The professor of public health argued that, in terms of efficiency, building so many stand-alone ambulance stations is not the best. “In this age of technology, we should find a way of having inventory assessment of who has an ambulance in the state, where it is located, how they could be integrated into the state ambulance services, so that whether it is publicly owned or privately owned, it should not affect the response time.
“And there should be a protocol of where the patients are taken to, so that the patient is not compelled to be taken to the hospital that owned the ambulance, if he or she does not prefer the hospital that owned the ambulance. This is because the patient may not be able to afford the bill of the hospital that owns the ambulance.
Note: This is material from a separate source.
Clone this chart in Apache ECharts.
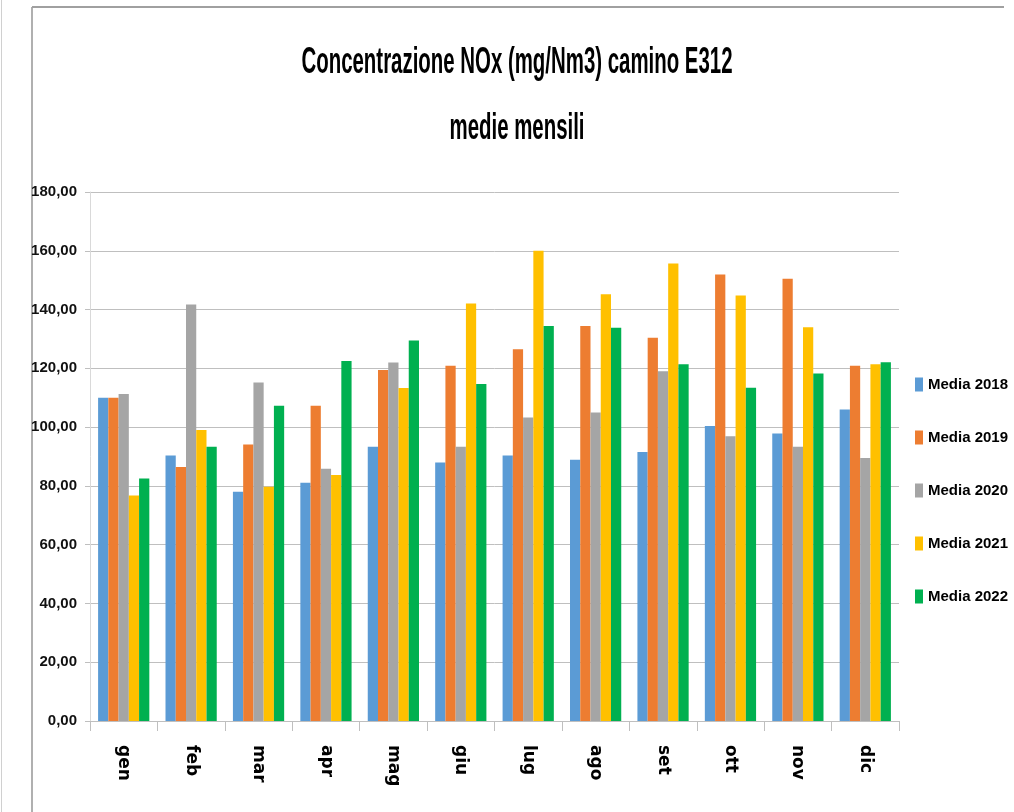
<!DOCTYPE html>
<html>
<head>
<meta charset="utf-8">
<script src="https://cdn.jsdelivr.net/npm/echarts@6/dist/echarts.min.js"></script>
<style>
html,body{margin:0;padding:0;background:#fff;}
#chart{width:1014px;height:812px;}
</style>
</head>
<body>
<div id="chart"></div>
<script>
var titleLine1 = 'Concentrazione NOx (mg/Nm3) camino E312';
var titleLine2 = 'medie mensili';
var months = ['gen','feb','mar','apr','mag','giu','lug','ago','set','ott','nov','dic'];
var seriesNames = ['Media 2018','Media 2019','Media 2020','Media 2021','Media 2022'];
var media2018 = [110.0, 90.3, 78.0, 81.1, 93.3, 88.0, 90.3, 88.9, 91.5, 100.4, 97.8, 106.0];
var media2019 = [110.0, 86.4, 94.1, 107.3, 119.4, 120.9, 126.5, 134.4, 130.4, 151.9, 150.5, 120.9];
var media2020 = [111.3, 141.7, 115.2, 85.8, 122.0, 93.3, 103.3, 105.0, 119.0, 96.9, 93.3, 89.5];
var media2021 = [76.7, 99.0, 79.7, 83.7, 113.3, 142.1, 160.0, 145.2, 155.7, 144.8, 134.0, 121.4];
var media2022 = [82.5, 93.3, 107.3, 122.5, 129.5, 114.7, 134.4, 133.8, 121.4, 113.4, 118.2, 122.1];
var colors = ['#5b9bd5','#ed7d31','#a5a5a5','#ffc000','#00b050'];

var allData = [media2018, media2019, media2020, media2021, media2022];
var chart = echarts.init(document.getElementById('chart'));
var sans = '"Liberation Sans", Arial, sans-serif';

var series = seriesNames.map(function (n, i) {
  return {
    name: n,
    type: 'bar',
    data: allData[i],
    barGap: '0%',
    barCategoryGap: '24%',
    itemStyle: { color: colors[i] }
  };
});

chart.setOption({
  animation: false,
  color: colors,
  graphic: [
    { type: 'line', shape: { x1: 1.5, y1: 0, x2: 1.5, y2: 812 }, style: { stroke: '#d0d0d0', lineWidth: 1 } },
    { type: 'line', shape: { x1: 32, y1: 7, x2: 32, y2: 812 }, style: { stroke: '#b0b0b0', lineWidth: 2 } },
    { type: 'line', shape: { x1: 32, y1: 7, x2: 1004, y2: 7 }, style: { stroke: '#a0a0a0', lineWidth: 2 } },
    { type: 'text', x: 517, y: 63, scaleX: 0.567,
      style: { text: titleLine1, font: 'bold 36px ' + sans, fill: '#000', textAlign: 'center', textVerticalAlign: 'middle' } },
    { type: 'text', x: 517, y: 129, scaleX: 0.567,
      style: { text: titleLine2, font: 'bold 36px ' + sans, fill: '#000', textAlign: 'center', textVerticalAlign: 'middle' } }
  ],
  legend: {
    orient: 'vertical',
    left: 910,
    top: 371,
    itemWidth: 8,
    itemHeight: 14,
    itemGap: 36,
    icon: 'rect',
    data: seriesNames,
    textStyle: { fontFamily: sans, fontWeight: 'bold', fontSize: 15, color: '#000', lineHeight: 17 }
  },
  grid: { left: 90, right: 115, top: 192, bottom: 91 },
  xAxis: {
    type: 'category',
    data: months,
    axisLine: { lineStyle: { color: '#bfbfbf', width: 1 } },
    axisTick: { show: true, length: 10, lineStyle: { color: '#bfbfbf' } },
    axisLabel: {
      rotate: -90,
      margin: 24,
      fontFamily: '"DejaVu Sans", sans-serif',
      fontWeight: 'bold',
      fontSize: 17,
      color: '#000'
    }
  },
  yAxis: {
    type: 'value',
    min: 0,
    max: 180,
    interval: 20,
    axisLine: { show: true, lineStyle: { color: '#d9d9d9' } },
    axisTick: { show: true, length: 5, lineStyle: { color: '#bfbfbf' } },
    splitLine: { lineStyle: { color: '#bfbfbf', width: 1 } },
    axisLabel: {
      margin: 13,
      fontFamily: sans,
      fontWeight: 'bold',
      fontSize: 15,
      color: '#111',
      formatter: function (v) { return v.toFixed(2).replace('.', ','); }
    }
  },
  series: series
});
</script>
</body>
</html>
But if the state government keeps putting so many ambulance stations in the whole place, it might just be photo-trick, especially if there are no ambulances there. The question is, at the end of the day, what does the state want?
“People who have incidences should enjoy rapid response, all the time. And an ambulance service is basically to move from a point of need to point of action within the shortest possible time. If you have a protocol that tells you how to move, whether the ambulance is from Eko Hospital, it should be able to drop the patient at LASUTH, Ikeja, which is why there is need for a protocol and working arrangement for everybody concerned to know their role in this service.
“If you leave the ambulance service to the public alone, you will never have efficiency for so many reasons. There is nothing wrong if government wants to increase the number of stations, but we should not be looking at it in terms of number, but in terms of process to get a better outcome. With that, we would save more lives. There are so many ambulances in private hands lying idle, doing nothing. It may be privately owned, but private organisations also have social responsibility. Government cannot do it alone, especially if you want efficiency
“In developed clime, if anything happens and there is need to evacuate the person for better healthcare in a facility, the first thing would be to call the ambulance service, but here people would be making personal efforts to resuscitate the person, thereby compounding the issue, through pouring water and doing all sort of things. If there is better response from the ambulance service, it will reduce unnecessary death. This is more so that a lot of us try to resuscitate out of ignorance.
“The people are willing to help but we do not know what to do. And the number of ambulances in the state is more than enough, if the publicly and privately owned ambulances are put together.